The West Passage
- Author: Jared Pechaček
- Language: English
- Genre: Fantasy
- Publisher: Tor Books
- Publication date: July 16, 2024
- Pages: 384
- Awards: Crawford Award (2025)
- ISBN: 9781250323743

= The West Passage =

2024 fantasy novel by Jared Pecaček

The West Passage is the 2024 debut fantasy novel written by Jared Pechaček, published by Tor Books.

==Plot==
The book follows Kew and Pell, two members of the Grey Tower, one of five towers set in the city-like megastructure known only as the Palace.

==Awards and reception==
The novel received the 2025 Crawford Award. It received a starred review from Kirkus Reviews and was shortlisted for the 2025 Ursula K. Le Guin Prize.

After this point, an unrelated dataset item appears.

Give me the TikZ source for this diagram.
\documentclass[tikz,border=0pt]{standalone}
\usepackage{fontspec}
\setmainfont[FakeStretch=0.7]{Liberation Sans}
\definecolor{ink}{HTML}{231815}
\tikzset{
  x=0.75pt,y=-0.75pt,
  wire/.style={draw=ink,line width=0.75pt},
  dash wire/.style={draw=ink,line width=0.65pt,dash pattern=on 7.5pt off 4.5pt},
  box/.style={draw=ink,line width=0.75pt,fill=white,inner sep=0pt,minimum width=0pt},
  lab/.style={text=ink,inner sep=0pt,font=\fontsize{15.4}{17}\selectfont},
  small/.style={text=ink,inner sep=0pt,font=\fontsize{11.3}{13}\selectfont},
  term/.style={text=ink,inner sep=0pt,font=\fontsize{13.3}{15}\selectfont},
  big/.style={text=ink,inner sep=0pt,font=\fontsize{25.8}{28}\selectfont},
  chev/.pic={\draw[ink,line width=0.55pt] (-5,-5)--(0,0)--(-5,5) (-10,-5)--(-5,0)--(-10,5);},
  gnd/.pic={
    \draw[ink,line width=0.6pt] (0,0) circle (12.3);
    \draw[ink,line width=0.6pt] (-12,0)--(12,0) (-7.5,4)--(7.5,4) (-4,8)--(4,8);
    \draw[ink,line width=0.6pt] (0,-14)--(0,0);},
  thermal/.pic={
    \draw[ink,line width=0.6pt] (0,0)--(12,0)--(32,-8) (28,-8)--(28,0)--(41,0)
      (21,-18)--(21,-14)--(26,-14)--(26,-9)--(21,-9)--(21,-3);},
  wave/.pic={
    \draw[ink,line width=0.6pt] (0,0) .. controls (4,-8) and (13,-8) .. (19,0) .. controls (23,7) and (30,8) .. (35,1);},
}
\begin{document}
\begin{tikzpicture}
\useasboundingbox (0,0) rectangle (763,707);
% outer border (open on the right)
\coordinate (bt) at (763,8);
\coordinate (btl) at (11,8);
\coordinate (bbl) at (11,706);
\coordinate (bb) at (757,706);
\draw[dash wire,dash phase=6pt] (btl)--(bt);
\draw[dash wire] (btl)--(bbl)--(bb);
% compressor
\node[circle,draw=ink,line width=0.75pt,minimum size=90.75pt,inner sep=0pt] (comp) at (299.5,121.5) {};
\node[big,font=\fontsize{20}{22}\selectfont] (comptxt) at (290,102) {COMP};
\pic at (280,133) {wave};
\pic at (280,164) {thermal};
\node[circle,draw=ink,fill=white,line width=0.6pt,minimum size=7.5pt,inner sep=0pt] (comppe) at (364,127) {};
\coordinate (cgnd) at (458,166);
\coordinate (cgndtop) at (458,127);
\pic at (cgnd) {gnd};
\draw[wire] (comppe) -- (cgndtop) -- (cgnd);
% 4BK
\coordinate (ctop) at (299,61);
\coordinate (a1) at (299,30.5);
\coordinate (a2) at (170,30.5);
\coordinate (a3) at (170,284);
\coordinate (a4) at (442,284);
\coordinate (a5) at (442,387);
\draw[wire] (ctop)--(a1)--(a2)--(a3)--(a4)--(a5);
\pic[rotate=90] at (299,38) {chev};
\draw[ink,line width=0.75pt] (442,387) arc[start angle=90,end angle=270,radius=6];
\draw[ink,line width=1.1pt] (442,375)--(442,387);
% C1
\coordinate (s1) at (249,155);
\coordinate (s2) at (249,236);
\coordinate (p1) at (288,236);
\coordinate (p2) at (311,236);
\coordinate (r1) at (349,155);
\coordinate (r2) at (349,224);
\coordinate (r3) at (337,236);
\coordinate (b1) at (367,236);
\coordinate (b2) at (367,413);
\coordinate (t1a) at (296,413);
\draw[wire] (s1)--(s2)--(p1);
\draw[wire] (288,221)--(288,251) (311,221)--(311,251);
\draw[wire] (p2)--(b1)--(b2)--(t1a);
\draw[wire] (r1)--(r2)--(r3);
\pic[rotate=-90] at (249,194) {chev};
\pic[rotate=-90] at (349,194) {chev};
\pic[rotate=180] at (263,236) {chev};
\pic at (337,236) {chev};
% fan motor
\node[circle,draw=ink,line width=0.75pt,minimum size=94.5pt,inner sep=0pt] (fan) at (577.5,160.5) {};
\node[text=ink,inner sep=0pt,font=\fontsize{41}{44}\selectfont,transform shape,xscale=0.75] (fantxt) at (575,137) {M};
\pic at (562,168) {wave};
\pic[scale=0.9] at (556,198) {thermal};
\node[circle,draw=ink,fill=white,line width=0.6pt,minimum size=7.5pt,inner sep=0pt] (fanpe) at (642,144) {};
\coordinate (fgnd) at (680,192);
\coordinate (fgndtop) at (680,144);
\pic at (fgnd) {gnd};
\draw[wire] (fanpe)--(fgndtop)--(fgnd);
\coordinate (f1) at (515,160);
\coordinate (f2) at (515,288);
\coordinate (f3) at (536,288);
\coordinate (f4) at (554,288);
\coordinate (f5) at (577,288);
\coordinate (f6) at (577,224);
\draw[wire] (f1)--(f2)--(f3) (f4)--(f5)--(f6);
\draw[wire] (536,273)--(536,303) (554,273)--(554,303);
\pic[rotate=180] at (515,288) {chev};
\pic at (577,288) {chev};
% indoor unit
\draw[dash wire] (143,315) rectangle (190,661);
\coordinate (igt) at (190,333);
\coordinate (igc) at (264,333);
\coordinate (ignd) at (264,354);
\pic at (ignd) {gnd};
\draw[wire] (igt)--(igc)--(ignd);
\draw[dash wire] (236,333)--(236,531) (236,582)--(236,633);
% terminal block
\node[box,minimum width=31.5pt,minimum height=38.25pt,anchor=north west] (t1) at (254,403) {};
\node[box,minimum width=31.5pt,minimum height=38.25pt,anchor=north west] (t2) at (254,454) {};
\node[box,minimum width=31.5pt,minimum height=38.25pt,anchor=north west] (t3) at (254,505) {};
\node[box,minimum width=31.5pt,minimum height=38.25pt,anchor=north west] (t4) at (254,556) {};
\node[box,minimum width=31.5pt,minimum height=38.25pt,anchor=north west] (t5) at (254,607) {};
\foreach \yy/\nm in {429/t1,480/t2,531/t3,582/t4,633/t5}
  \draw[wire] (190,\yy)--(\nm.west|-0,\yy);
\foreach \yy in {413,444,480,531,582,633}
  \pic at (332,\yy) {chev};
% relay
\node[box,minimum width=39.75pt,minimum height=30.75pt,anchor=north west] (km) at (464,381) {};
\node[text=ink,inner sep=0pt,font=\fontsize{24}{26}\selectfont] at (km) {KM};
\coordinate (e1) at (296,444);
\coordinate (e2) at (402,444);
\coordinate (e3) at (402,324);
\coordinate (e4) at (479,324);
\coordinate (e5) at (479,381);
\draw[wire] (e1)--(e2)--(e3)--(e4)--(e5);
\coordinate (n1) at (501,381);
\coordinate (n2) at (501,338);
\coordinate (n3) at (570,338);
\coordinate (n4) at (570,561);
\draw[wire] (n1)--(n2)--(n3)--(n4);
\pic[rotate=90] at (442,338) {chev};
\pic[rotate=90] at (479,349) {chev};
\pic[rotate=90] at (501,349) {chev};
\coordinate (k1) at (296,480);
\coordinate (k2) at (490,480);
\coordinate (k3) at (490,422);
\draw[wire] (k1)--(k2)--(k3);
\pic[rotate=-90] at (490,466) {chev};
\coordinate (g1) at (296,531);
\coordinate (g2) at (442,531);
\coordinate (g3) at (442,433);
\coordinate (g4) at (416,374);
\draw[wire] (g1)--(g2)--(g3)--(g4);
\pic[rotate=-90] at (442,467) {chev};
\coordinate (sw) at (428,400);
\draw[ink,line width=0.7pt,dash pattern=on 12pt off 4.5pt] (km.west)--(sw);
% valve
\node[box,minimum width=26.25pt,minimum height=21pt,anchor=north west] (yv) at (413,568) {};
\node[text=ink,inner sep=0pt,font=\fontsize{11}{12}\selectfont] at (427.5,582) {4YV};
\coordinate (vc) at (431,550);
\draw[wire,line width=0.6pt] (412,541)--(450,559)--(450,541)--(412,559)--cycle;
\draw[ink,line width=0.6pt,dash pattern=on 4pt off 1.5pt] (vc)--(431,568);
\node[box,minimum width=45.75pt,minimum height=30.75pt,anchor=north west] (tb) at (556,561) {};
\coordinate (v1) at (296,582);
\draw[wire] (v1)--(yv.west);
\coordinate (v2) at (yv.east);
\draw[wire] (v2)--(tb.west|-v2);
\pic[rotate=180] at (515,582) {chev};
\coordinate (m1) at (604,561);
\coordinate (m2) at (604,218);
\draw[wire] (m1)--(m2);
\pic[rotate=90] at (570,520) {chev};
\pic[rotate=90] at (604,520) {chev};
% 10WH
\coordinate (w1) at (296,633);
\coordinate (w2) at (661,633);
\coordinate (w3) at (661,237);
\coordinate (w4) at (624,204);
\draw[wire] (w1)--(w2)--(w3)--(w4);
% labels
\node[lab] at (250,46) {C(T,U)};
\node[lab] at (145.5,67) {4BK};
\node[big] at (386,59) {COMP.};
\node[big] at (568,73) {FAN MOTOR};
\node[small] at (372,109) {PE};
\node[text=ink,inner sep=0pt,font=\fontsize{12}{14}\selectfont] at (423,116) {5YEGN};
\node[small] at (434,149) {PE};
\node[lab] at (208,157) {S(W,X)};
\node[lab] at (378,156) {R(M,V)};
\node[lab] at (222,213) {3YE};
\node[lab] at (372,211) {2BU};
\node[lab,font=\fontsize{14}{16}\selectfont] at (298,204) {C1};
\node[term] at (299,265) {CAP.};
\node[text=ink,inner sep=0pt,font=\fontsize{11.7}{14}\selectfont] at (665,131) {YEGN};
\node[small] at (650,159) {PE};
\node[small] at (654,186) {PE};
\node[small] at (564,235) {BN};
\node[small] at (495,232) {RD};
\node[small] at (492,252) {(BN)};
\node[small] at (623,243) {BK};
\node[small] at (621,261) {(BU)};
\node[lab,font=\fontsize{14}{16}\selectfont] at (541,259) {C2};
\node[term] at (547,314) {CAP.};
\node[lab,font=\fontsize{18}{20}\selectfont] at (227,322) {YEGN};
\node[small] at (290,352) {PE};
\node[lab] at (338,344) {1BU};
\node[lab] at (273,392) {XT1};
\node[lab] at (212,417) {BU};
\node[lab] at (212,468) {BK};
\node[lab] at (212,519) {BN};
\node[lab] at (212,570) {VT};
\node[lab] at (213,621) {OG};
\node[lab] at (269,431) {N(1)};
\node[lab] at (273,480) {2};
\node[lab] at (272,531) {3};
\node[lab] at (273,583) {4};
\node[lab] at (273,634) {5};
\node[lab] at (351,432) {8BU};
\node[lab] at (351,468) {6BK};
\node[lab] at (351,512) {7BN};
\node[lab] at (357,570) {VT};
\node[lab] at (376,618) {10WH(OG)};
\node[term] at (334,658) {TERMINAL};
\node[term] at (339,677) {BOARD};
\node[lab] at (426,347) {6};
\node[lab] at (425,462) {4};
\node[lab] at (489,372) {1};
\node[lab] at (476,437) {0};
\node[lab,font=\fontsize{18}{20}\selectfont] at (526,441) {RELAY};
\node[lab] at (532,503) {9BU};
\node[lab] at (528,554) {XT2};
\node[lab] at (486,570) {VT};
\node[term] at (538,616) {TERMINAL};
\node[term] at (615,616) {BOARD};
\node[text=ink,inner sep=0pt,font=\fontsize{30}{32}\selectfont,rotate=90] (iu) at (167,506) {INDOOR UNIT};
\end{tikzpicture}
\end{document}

"This is a vividly depicted, decidedly peculiar world governed by an inexplicable logic... Its fablelike but off-kilter qualities and architectural setting will likely appeal to fans of Susanna Clarke’s Piranesi, Angélica Gorodischer’s Kalpa Imperial, and Josiah Bancroft’s Books of Babel series." — Kirkus Reviews, review of The West Passage

The book was a finalist for the 2025 Locus Award for Best First Novel. It was a finalist for the 2025 Washington State Book Award.

In Jake Casella Brookins’ review at Locus Magazine, he noted: "The world of this book is an astonishing delight; each section is new and surprising, but there’s a depth and a completeness to surroundings that is spellbinding. Giant architectural whimsy, here falling into ruin, there still bustling with activity, elsewhere echoing with ancient secrets and magic: It’s a perpetually engaging romp."